Write out the material exactly, leaving every picture behind.

* start *

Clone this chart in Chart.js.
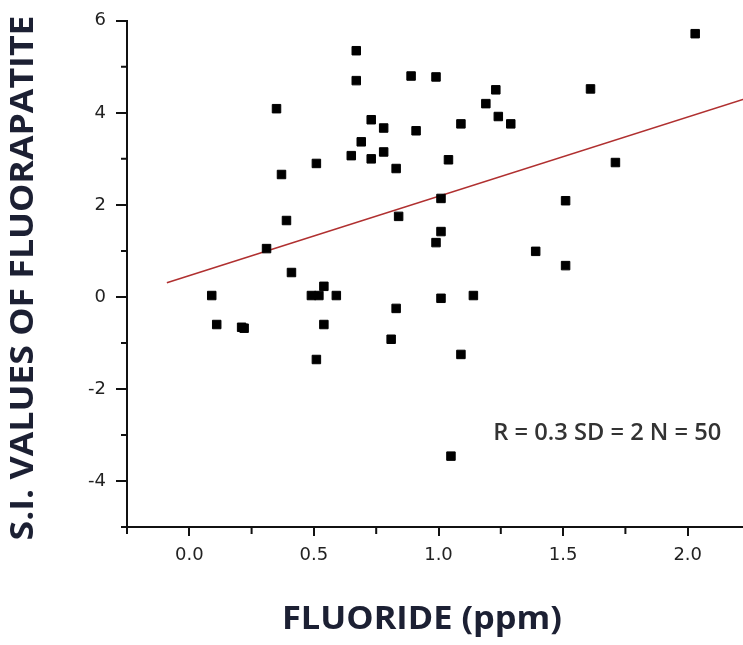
<!DOCTYPE html>
<html>
<head>
<meta charset="utf-8">
<script src="https://cdn.jsdelivr.net/npm/chart.js@4"></script>
<style>
    html, body { margin: 0; padding: 0; background: #fff; overflow: hidden; }
    canvas { display: block; }
</style>
</head>
<body>
<canvas id="fluorideChart" width="757" height="645"></canvas>
<script>
// Fluoride (ppm) vs S.I. values of fluorapatite
const fluoride = [
    0.09, 0.11, 0.21, 0.22, 0.31, 0.35, 0.37, 0.39, 0.41, 0.49,
    0.52, 0.51, 0.51, 0.54, 0.54, 0.59, 0.65, 0.67, 0.67, 0.69,
    0.73, 0.73, 0.78, 0.78, 0.83, 0.81, 0.83, 0.84, 0.89, 0.91,
    0.99, 0.99, 1.01, 1.01, 1.01, 1.04, 1.05, 1.09, 1.09, 1.14,
    1.19, 1.23, 1.24, 1.29, 1.39, 1.51, 1.51, 1.61, 1.71, 2.03
];
const siValues = [
    0.03, -0.60, -0.66, -0.68, 1.05, 4.09, 2.66, 1.66, 0.53, 0.03,
    0.03, -1.36, 2.90, 0.23, -0.60, 0.03, 3.07, 5.35, 4.70, 3.37,
    3.85, 3.00, 3.67, 3.15, 2.79, -0.92, -0.25, 1.75, 4.80, 3.61,
    4.78, 1.18, 1.42, -0.03, 2.14, 2.98, -3.46, -1.25, 3.76, 0.03,
    4.20, 4.50, 3.92, 3.76, 0.99, 0.68, 2.09, 4.52, 2.92, 5.72
];

// Linear fit line
const fitX = [-0.09, 2.25];
const fitY = [0.31, 4.34];

const xTicks = [-0.25, 0, 0.25, 0.5, 0.75, 1.0, 1.25, 1.5, 1.75, 2.0, 2.25];
const yTicks = [-5, -4, -3, -2, -1, 0, 1, 2, 3, 4, 5, 6];

const statsText = 'R = 0.3 SD = 2 N = 50';
const xTitle = 'FLUORIDE (ppm)';
const yTitle = 'S.I. VALUES OF FLUORAPATITE';

const isMajorX = v => Math.abs(v * 2 - Math.round(v * 2)) < 1e-9;
const isMajorY = v => v % 2 === 0;

const pointData = fluoride.map((x, i) => ({ x: x, y: siValues[i] }));
const fitData = fitX.map((x, i) => ({ x: x, y: fitY[i] }));

// draw text squeezed/stretched to a given width
function fitText(ctx, text, x, y, width) {
    const sx = width / ctx.measureText(text).width;
    ctx.save();
    ctx.translate(x, y);
    ctx.scale(sx, 1);
    ctx.fillText(text, 0, 0);
    ctx.restore();
}

// short minor ticks + titles + stats text
const extras = {
    id: 'extras',
    afterDraw(chart) {
        const ctx = chart.ctx;
        const area = chart.chartArea;
        const xs = chart.scales.x;
        const ys = chart.scales.y;
        ctx.save();
        ctx.strokeStyle = '#111';
        ctx.lineWidth = 2;
        ctx.beginPath();
        xTicks.filter(v => !isMajorX(v)).forEach(v => {
            const px = xs.getPixelForValue(v);
            ctx.moveTo(px, area.bottom);
            ctx.lineTo(px, area.bottom + 7);
        });
        yTicks.filter(v => !isMajorY(v)).forEach(v => {
            const py = ys.getPixelForValue(v);
            ctx.moveTo(area.left - 6, py);
            ctx.lineTo(area.left, py);
        });
        ctx.stroke();

        ctx.fillStyle = '#333';
        ctx.font = '600 23px "Open Sans"';
        ctx.textAlign = 'left';
        ctx.textBaseline = 'middle';
        fitText(ctx, statsText, xs.getPixelForValue(1.22), ys.getPixelForValue(-2.96), 228);

        ctx.fillStyle = '#1c2033';
        ctx.font = 'bold 32px "Open Sans"';
        ctx.textAlign = 'center';
        fitText(ctx, xTitle, 422, 620, 280);

        ctx.translate(24, 278);
        ctx.rotate(-Math.PI / 2);
        fitText(ctx, yTitle, 0, 0, 525);
        ctx.restore();
    }
};

const config = {
    type: 'scatter',
    data: {
        datasets: [{
            label: 'S.I.',
            data: pointData,
            pointStyle: 'rect',
            radius: 6,
            backgroundColor: '#000',
            borderColor: '#000',
            borderWidth: 1
        }, {
            label: 'Fit',
            data: fitData,
            showLine: true,
            pointRadius: 0,
            borderColor: '#b03030',
            borderWidth: 1.6
        }]
    },
    options: {
        responsive: false,
        animation: false,
        layout: { padding: { top: 20, right: 0, bottom: 0, left: 0 } },
        plugins: {
            legend: { display: false },
            tooltip: { enabled: false }
        },
        scales: {
            x: {
                type: 'linear',
                min: -0.25,
                max: 2.25,
                afterBuildTicks: s => { s.ticks = xTicks.map(v => ({ value: v })); },
                afterFit: s => { s.height = 118; s.paddingLeft = 0; s.paddingRight = 0; },
                border: { display: true, color: '#111', width: 2 },
                grid: {
                    drawOnChartArea: false,
                    tickLength: 9,
                    lineWidth: 2,
                    color: c => isMajorX(c.tick.value) ? '#111' : 'rgba(0,0,0,0)'
                },
                ticks: {
                    padding: 9,
                    color: '#222',
                    font: { family: 'DejaVu Sans', size: 18 },
                    callback: v => isMajorX(v) && v >= 0 && v <= 2 ? v.toFixed(1) : ''
                }
            },
            y: {
                type: 'linear',
                min: -5,
                max: 6,
                afterBuildTicks: s => { s.ticks = yTicks.map(v => ({ value: v })); },
                afterFit: s => { s.width = 127; },
                border: { display: true, color: '#111', width: 2 },
                grid: {
                    drawOnChartArea: false,
                    tickLength: 11,
                    lineWidth: 2,
                    color: c => isMajorY(c.tick.value) ? '#111' : 'rgba(0,0,0,0)'
                },
                ticks: {
                    padding: 10,
                    color: '#222',
                    font: { family: 'DejaVu Sans', size: 18 },
                    callback: v => isMajorY(v) ? String(v) : ''
                }
            }
        }
    },
    plugins: [extras]
};

const fluorideChart = new Chart(
    document.getElementById('fluorideChart'),
    config
);
</script>
</body>
</html>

* end *

- **Result of the task**
Clone this chart in Chart.js.
<!DOCTYPE html>
<html>
<head>
<meta charset="utf-8">
<script src="https://cdn.jsdelivr.net/npm/chart.js@4"></script>
<style>
    html, body { margin: 0; padding: 0; background: #fff; overflow: hidden; }
    canvas { display: block; }
</style>
</head>
<body>
<canvas id="fluorideChart" width="757" height="645"></canvas>
<script>
// Fluoride (ppm) vs S.I. values of fluorapatite
const fluoride = [
    0.09, 0.11, 0.21, 0.22, 0.31, 0.35, 0.37, 0.39, 0.41, 0.49,
    0.52, 0.51, 0.51, 0.54, 0.54, 0.59, 0.65, 0.67, 0.67, 0.69,
    0.73, 0.73, 0.78, 0.78, 0.83, 0.81, 0.83, 0.84, 0.89, 0.91,
    0.99, 0.99, 1.01, 1.01, 1.01, 1.04, 1.05, 1.09, 1.09, 1.14,
    1.19, 1.23, 1.24, 1.29, 1.39, 1.51, 1.51, 1.61, 1.71, 2.03
];
const siValues = [
    0.03, -0.60, -0.66, -0.68, 1.05, 4.09, 2.66, 1.66, 0.53, 0.03,
    0.03, -1.36, 2.90, 0.23, -0.60, 0.03, 3.07, 5.35, 4.70, 3.37,
    3.85, 3.00, 3.67, 3.15, 2.79, -0.92, -0.25, 1.75, 4.80, 3.61,
    4.78, 1.18, 1.42, -0.03, 2.14, 2.98, -3.46, -1.25, 3.76, 0.03,
    4.20, 4.50, 3.92, 3.76, 0.99, 0.68, 2.09, 4.52, 2.92, 5.72
];

// Linear fit line
const fitX = [-0.09, 2.25];
const fitY = [0.31, 4.34];

const xTicks = [-0.25, 0, 0.25, 0.5, 0.75, 1.0, 1.25, 1.5, 1.75, 2.0, 2.25];
const yTicks = [-5, -4, -3, -2, -1, 0, 1, 2, 3, 4, 5, 6];

const statsText = 'R = 0.3 SD = 2 N = 50';
const xTitle = 'FLUORIDE (ppm)';
const yTitle = 'S.I. VALUES OF FLUORAPATITE';

const isMajorX = v => Math.abs(v * 2 - Math.round(v * 2)) < 1e-9;
const isMajorY = v => v % 2 === 0;

const pointData = fluoride.map((x, i) => ({ x: x, y: siValues[i] }));
const fitData = fitX.map((x, i) => ({ x: x, y: fitY[i] }));

// draw text squeezed/stretched to a given width
function fitText(ctx, text, x, y, width) {
    const sx = width / ctx.measureText(text).width;
    ctx.save();
    ctx.translate(x, y);
    ctx.scale(sx, 1);
    ctx.fillText(text, 0, 0);
    ctx.restore();
}

// short minor ticks + titles + stats text
const extras = {
    id: 'extras',
    afterDraw(chart) {
        const ctx = chart.ctx;
        const area = chart.chartArea;
        const xs = chart.scales.x;
        const ys = chart.scales.y;
        ctx.save();
        ctx.strokeStyle = '#111';
        ctx.lineWidth = 2;
        ctx.beginPath();
        xTicks.filter(v => !isMajorX(v)).forEach(v => {
            const px = xs.getPixelForValue(v);
            ctx.moveTo(px, area.bottom);
            ctx.lineTo(px, area.bottom + 7);
        });
        yTicks.filter(v => !isMajorY(v)).forEach(v => {
            const py = ys.getPixelForValue(v);
            ctx.moveTo(area.left - 6, py);
            ctx.lineTo(area.left, py);
        });
        ctx.stroke();

        ctx.fillStyle = '#333';
        ctx.font = '600 23px "Open Sans"';
        ctx.textAlign = 'left';
        ctx.textBaseline = 'middle';
        fitText(ctx, statsText, xs.getPixelForValue(1.22), ys.getPixelForValue(-2.96), 228);

        ctx.fillStyle = '#1c2033';
        ctx.font = 'bold 32px "Open Sans"';
        ctx.textAlign = 'center';
        fitText(ctx, xTitle, 422, 620, 280);

        ctx.translate(24, 278);
        ctx.rotate(-Math.PI / 2);
        fitText(ctx, yTitle, 0, 0, 525);
        ctx.restore();
    }
};

const config = {
    type: 'scatter',
    data: {
        datasets: [{
            label: 'S.I.',
            data: pointData,
            pointStyle: 'rect',
            radius: 6,
            backgroundColor: '#000',
            borderColor: '#000',
            borderWidth: 1
        }, {
            label: 'Fit',
            data: fitData,
            showLine: true,
            pointRadius: 0,
            borderColor: '#b03030',
            borderWidth: 1.6
        }]
    },
    options: {
        responsive: false,
        animation: false,
        layout: { padding: { top: 20, right: 0, bottom: 0, left: 0 } },
        plugins: {
            legend: { display: false },
            tooltip: { enabled: false }
        },
        scales: {
            x: {
                type: 'linear',
                min: -0.25,
                max: 2.25,
                afterBuildTicks: s => { s.ticks = xTicks.map(v => ({ value: v })); },
                afterFit: s => { s.height = 118; s.paddingLeft = 0; s.paddingRight = 0; },
                border: { display: true, color: '#111', width: 2 },
                grid: {
                    drawOnChartArea: false,
                    tickLength: 9,
                    lineWidth: 2,
                    color: c => isMajorX(c.tick.value) ? '#111' : 'rgba(0,0,0,0)'
                },
                ticks: {
                    padding: 9,
                    color: '#222',
                    font: { family: 'DejaVu Sans', size: 18 },
                    callback: v => isMajorX(v) && v >= 0 && v <= 2 ? v.toFixed(1) : ''
                }
            },
            y: {
                type: 'linear',
                min: -5,
                max: 6,
                afterBuildTicks: s => { s.ticks = yTicks.map(v => ({ value: v })); },
                afterFit: s => { s.width = 127; },
                border: { display: true, color: '#111', width: 2 },
                grid: {
                    drawOnChartArea: false,
                    tickLength: 11,
                    lineWidth: 2,
                    color: c => isMajorY(c.tick.value) ? '#111' : 'rgba(0,0,0,0)'
                },
                ticks: {
                    padding: 10,
                    color: '#222',
                    font: { family: 'DejaVu Sans', size: 18 },
                    callback: v => isMajorY(v) ? String(v) : ''
                }
            }
        }
    },
    plugins: [extras]
};

const fluorideChart = new Chart(
    document.getElementById('fluorideChart'),
    config
);
</script>
</body>
</html>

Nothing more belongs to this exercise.